There are several other problems with this apartment, which were not obvious when I immediately moved in. It’s on a noisy main road, which makes it difficult to concentrate on anything until after dark when the streets empty a bit. It is up an impossibly steep flight of steps, that crumble to the touch, and hiking up here in the dark can be quite an experience. It is not really possible to invite anyone to visit me save perhaps in the dead of night, which is not something I have done. The building is eery, and the ground floor floods when it is raining: something I learned today the hard way as my feet were soaked before I had even departed for work. It is central; but lots of places are central. Nevertheless this apartment feels rather isolated and gloomy, stuck at the top of a large dark building it is not welcoming in the way that I would hope for.


So I have resolved to move again, this weekend, to somewhere that feels more modern although there is this persistent rumour about the place being awash with bedbugs. That’s no problem; I know my tropical insecticides and what you need is some boric acid to spray down the sheets. I wonder where I will find that. Perhaps I can ask Гусінька (“Gusinka”, the female diminutive of the Ukrainian for the word “Goose”), my new Ukrainian girlfriend, who is a beautiful cream soft toy goose that I bought on a whim in a tourist souvenir shop. Yes, Lviv is actively encouraging foreign tourists, even in the middle of a war. Гусінька and I connected yesterday evening. She sat with me in my regular bar, far more engaging than some of the regular patrons, as I met a variety of people from the NGO community and listened to their stories of what they have been doing and what they want to do next.


I never cease to be amazed by how enormous both the domestic and international NGO communities are in wartime Ukraine. This stands in stark contradistinction to a number of war zones, where the NGO communities may feel more enfeebled. In a number of countries, people associated with civil society expect government funding and hence sit on the laurels waiting for nothing to happen. In Ukraine, people are sufficiently cynical about the operations of their government that they do not expect government to help them in any way at all and therefore they have embraced the idea of collective self-help remarkably quickly. They actively go out and hunt for funds to run their collectives, and they rely upon domestic patriotism and zeal to pursue to the public good to help themselves and others in the absence of much effective government.
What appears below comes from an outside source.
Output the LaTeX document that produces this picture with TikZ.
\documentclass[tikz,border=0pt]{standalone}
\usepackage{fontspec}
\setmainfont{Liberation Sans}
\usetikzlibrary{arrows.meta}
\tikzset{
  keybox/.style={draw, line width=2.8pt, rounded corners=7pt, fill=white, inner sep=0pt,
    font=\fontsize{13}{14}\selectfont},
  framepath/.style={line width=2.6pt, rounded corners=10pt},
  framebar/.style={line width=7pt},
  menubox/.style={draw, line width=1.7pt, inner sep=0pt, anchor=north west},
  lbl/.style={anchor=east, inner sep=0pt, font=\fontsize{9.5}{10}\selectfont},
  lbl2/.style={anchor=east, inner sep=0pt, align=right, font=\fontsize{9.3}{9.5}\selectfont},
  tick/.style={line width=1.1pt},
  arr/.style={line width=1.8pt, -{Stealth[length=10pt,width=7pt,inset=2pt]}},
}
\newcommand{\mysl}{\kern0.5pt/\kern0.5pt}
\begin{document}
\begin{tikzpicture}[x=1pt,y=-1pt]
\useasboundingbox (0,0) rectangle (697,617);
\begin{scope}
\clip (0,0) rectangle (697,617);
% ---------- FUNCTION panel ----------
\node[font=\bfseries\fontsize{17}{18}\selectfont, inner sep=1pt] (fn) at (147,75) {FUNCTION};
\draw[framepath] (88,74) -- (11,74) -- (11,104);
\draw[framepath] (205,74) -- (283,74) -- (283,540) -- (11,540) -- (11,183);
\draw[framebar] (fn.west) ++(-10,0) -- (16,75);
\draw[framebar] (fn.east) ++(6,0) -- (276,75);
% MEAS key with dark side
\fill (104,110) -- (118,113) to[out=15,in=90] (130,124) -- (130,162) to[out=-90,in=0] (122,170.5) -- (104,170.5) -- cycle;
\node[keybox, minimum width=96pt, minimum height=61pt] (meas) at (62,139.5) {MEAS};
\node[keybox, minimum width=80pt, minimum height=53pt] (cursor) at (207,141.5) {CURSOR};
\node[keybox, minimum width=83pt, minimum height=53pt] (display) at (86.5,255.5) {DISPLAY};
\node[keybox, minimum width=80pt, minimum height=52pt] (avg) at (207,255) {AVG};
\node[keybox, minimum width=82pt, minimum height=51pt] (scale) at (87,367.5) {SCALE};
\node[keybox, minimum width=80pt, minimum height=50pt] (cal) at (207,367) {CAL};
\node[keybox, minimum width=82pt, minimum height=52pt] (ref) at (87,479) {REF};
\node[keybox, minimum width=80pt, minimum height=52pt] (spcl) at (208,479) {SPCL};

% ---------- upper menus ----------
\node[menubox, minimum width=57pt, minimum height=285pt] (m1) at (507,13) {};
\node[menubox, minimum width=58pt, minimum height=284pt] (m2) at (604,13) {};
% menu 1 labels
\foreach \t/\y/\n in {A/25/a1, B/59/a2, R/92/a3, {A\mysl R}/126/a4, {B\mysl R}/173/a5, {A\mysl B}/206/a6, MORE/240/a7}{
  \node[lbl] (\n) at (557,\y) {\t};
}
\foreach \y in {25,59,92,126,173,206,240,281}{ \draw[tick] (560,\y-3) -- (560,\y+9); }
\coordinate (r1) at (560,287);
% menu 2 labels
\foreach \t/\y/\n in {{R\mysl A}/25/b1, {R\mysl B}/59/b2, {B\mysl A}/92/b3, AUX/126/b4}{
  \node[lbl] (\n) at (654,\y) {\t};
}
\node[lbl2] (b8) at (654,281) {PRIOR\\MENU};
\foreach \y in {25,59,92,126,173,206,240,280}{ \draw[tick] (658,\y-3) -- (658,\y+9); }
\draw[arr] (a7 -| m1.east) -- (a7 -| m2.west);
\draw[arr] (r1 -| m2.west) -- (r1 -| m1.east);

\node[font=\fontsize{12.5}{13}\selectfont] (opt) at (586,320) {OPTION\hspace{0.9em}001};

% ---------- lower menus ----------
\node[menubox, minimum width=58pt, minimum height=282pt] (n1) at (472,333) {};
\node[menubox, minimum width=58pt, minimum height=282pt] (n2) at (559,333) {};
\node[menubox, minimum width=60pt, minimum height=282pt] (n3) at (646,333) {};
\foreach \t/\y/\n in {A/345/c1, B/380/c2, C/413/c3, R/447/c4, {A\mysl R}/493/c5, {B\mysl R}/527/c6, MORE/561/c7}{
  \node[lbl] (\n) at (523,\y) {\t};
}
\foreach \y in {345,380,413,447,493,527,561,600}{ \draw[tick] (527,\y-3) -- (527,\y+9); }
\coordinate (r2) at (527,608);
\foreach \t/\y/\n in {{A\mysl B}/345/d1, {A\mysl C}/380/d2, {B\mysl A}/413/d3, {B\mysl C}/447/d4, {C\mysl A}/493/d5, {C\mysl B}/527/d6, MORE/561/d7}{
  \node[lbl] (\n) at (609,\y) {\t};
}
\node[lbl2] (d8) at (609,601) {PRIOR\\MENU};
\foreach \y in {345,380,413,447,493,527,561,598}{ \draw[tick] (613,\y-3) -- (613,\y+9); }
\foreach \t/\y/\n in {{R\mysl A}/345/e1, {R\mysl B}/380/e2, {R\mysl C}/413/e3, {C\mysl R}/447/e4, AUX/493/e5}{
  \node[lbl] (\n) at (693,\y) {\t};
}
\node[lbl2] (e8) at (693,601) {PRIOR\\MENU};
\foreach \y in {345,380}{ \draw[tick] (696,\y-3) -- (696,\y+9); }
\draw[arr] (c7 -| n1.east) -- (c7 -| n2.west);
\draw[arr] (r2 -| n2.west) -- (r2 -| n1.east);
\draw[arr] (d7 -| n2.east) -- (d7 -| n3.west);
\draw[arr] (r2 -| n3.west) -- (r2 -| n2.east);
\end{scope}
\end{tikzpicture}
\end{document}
I am thrilled to meet all the people involved in these initiatives, and they have undoubtedly achieved the most extraordinary things amidst the chaos of war. The domestic NGO sector has also engaged effectively for the most part with the international NGO community, where the international NGO’s have wanted domestic NGO partners. I learn that there have been some frictions, and I recall that it is important always to remember what a friend and colleague reminded me of the other day which is that as foreigners we are guests in Ukraine amidst the people’s darkest hour since World War II and for all the good intentions we might bring with us, we must be respectful and work harmoniously with Ukrainians whose culture is different from those we have travelled from and which a lot of us know much less about than we ought to. Nevertheless the process of respect is symbiotic, as I alluded to above, because Ukrainians must also conform to European standards in order that we can embrace Ukraine as an equal nation within the European polity in the years to come.
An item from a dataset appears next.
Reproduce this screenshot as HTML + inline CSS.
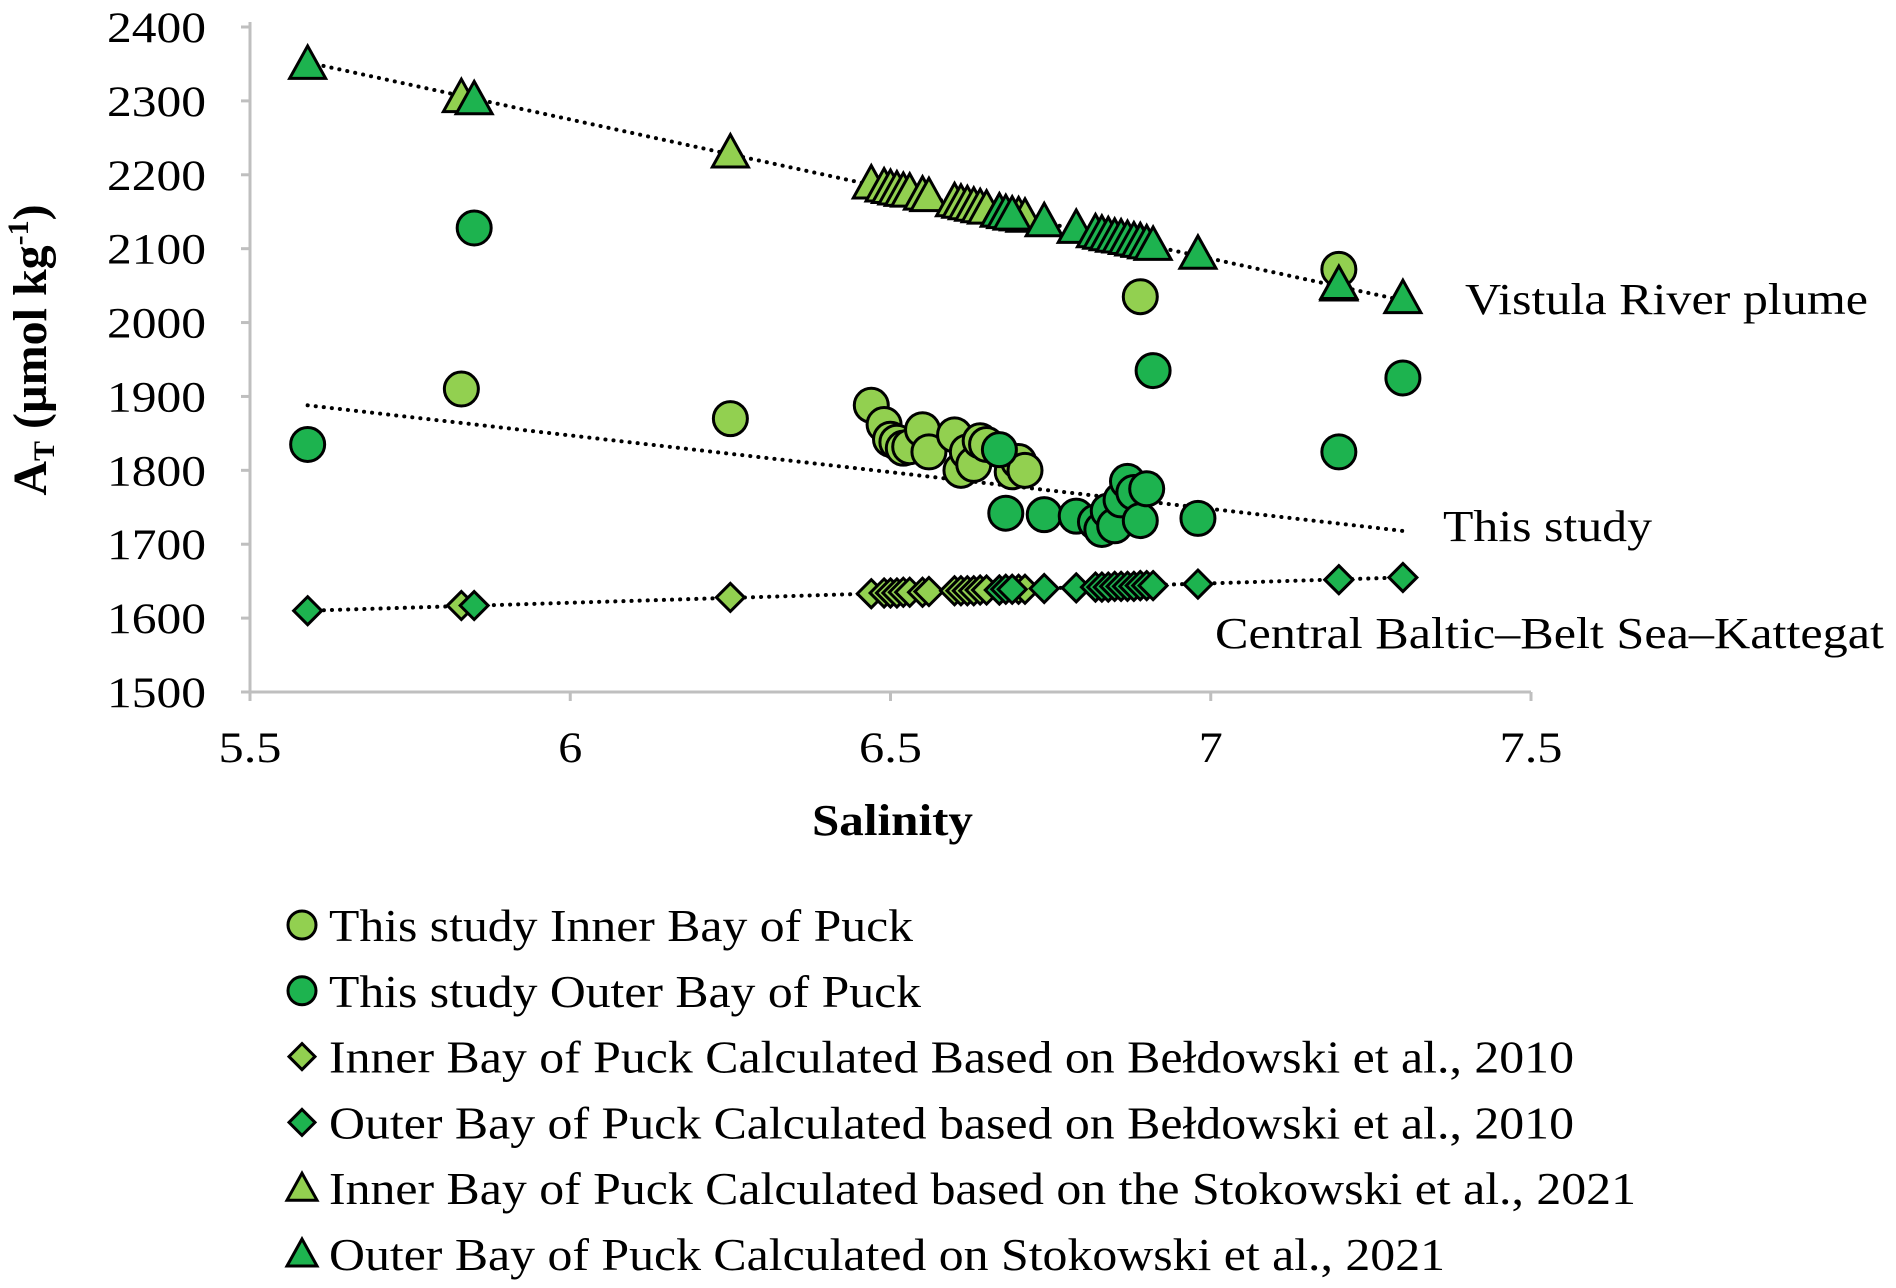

Most importantly, Ukraine must in due course become economically self-sufficient which is a gargantuan task but we need carefully to plot a course, beginning right now, to take her in the right direction. Ukrainians are naturally entrepreneurial and we should encourage that, which is why I bought Гусінька as a present to myself last night. She cost 1,000 Gryvnas so she was more expensive than the sort of goose that you eat. We can and will assist the Ukrainians in every way to break away from the Russian Sovietism with which they have been plagued. The transformation involved entails not just military resistance but rejecting a totalitarian mindset and embracing pluralistic mainstream European values and I am confident that Ukraine can achieve this.


I have been rushing around meeting so many people and hurtling from this event to another that I realise I have become quite exhausted. I have been working long hours, having virtually no breaks from the moment I wake up to the moment I rest my head against the pillow. I have resolved to slow down the pace, at least for a few days. I feel exhilarated about helping Ukraine and using my own specific skills to assist, and I know that however much longer I stay in Ukraine on this occasion I will be there, at least in the background, to help this country throughout the Russian invasion and surely well beyond the war’s conclusion. Bringing hope to Ukraine is a long-term project, and it might even involve me for the balance of my career. I still believe in those democratic political values of tolerance, liberty, rule of law, free markets and social protections, that define modern Europe. It will be my pleasure to assist Ukraine, one way or another, in the future.